In March, it was reported that a Lithuanian man had been charged over an email phishing attack against “two US-based internet companies” who were not named at the time.
They had allegedly been tricked into wiring more than $100m to the alleged scammer’s bank accounts.
On 27 April, Fortune reported that the two victims were Facebook and Google.
The man accused of being behind the scam, Evaldas Rimasauskas, 48, allegedly posed as an Asia-based manufacturer and deceived the companies from at least 2013 until 2015.
“Fraudulent phishing emails were sent to employees and agents of the victim companies, which regularly conducted multimillion-dollar transactions with [the Asian] company,” the US Department of Justice (DOJ) said in March.
These emails purported to be from employees of the Asia-based firm, the DOJ alleged, and were sent from email accounts designed to look like they had come from the company, but in fact had not.

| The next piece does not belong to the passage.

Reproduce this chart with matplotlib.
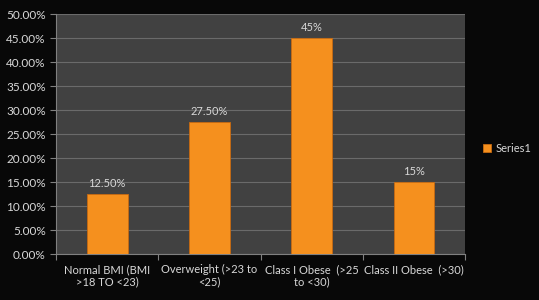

The DOJ also accused Mr Rimasauskas of forging invoices, contracts and letters “that falsely appeared to have been executed and signed by executives and agents of the victim companies”.
“We detected this fraud against our vendor management team and promptly alerted the authorities,” a spokeswoman for Google said in a statement.
“We recouped the funds and we’re pleased this matter is resolved.”
However, the firm did not reveal how much money it had transferred and recouped.
Nor did Facebook – but a spokeswoman said: “Facebook recovered the bulk of the funds shortly after the incident and has been cooperating with law enforcement in its investigation.”
Big firms targeted
“Sometimes staff [at large firms] think that they are defended, that security isn’t part of their job,” said James Maude at cyber-security firm Avecto, commenting on the phishing threat facing big companies.
“But people are part of the best security you can have – that’s why you have to train them.”
He also told the BBC that Avecto’s clients have recounted phishing attempts that used senior staff’s hacked email accounts to convince employees that a request to wire out money was genuine.
The sophistication of phishing scams has increased lately, according to a recent Europol report.
“CEO fraud” – in which executives are impersonated by the scammer – was a particular worry.
“The request is usually time-sensitive and often coincides with the close of business hours to make verification of the request difficult,” the report explained.
“Such attacks often take advantage of publicly reported events such as mergers, where there may be some degree of internal flux and uncertainty.”
In order to avoid succumbing to such fraud, firms are advised to carefully verify new payment requests before authorising them.